2.) That the characters I create, draw and write about are unto themselves wholly real. If I’m doing my job right and giving them enough to begin to grow themselves, these little imaginary Golems will come to life and begin writing their own dialogue and directing their own narrative arcs leaving me barely holding the reins of a pack of wild horses running scattershot all over the story. When a world you’ve invented starts growing itself and feeding itself like this there is no greater achievement for a narratavist than that I think.

3.) That the act of drawing is one of the most painful and difficult things I do. It’s never easy and it’s rarely pleasant unless step number two above comes into play. They are always a far cry from the images in my head and as a result always a disappointment to me in the end. I think my entire motivation as an artist is to one day achieve work that does meet this standard, but I suspect the moment that finally happens I’ll stop drawing altogether. The struggle is where the heart is, and the brief moments of accomplishment the sole purpose for trying again the next day and the day after.

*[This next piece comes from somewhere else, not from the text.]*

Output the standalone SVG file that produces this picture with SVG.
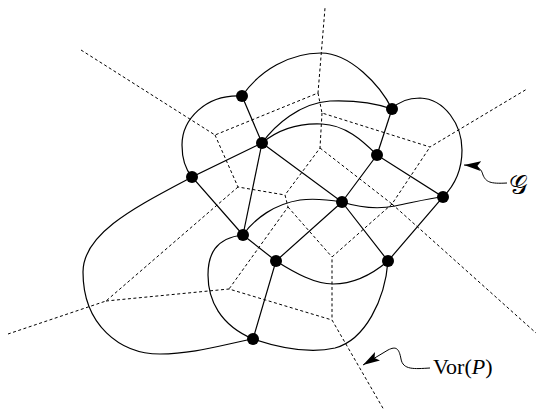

It truly is a drug I can’t imagine not being addicted to, but forever cursing it at the same time.


Greg Ruth has written and drawn stories for Dark Horse Comics, DC/Vertigo, Fantagraphics, The New York Times and Scholastic including Sudden Gravity, Freaks of the Heartland (with Steve Niles), Conan: Born on the Battlefield (with Kurt Busiek), The Matrix Comics, Goosebumps among others. He has also created work for The Criterion Collection, Macmillan, Random House, CNN, Viking, Harper Collins, Simon and Schuster, and Hyperion including his first children’s book, Our Enduring Spirit (with Barack Obama), A Pirate’s Guide to First Grade, A Pirate’s Guide to Recess (with James Preller), City of Orphans (with Avi), and Red Kite, Blue Kite (with Ji Li Jiang) as well as music videos for Rob Thomas and Prince. He is currently working on his ongoing 52 Weeks Project drawing series, and the graphic novel, Indeh (with Ethan Hawke). He lives and works in Western Massachusetts.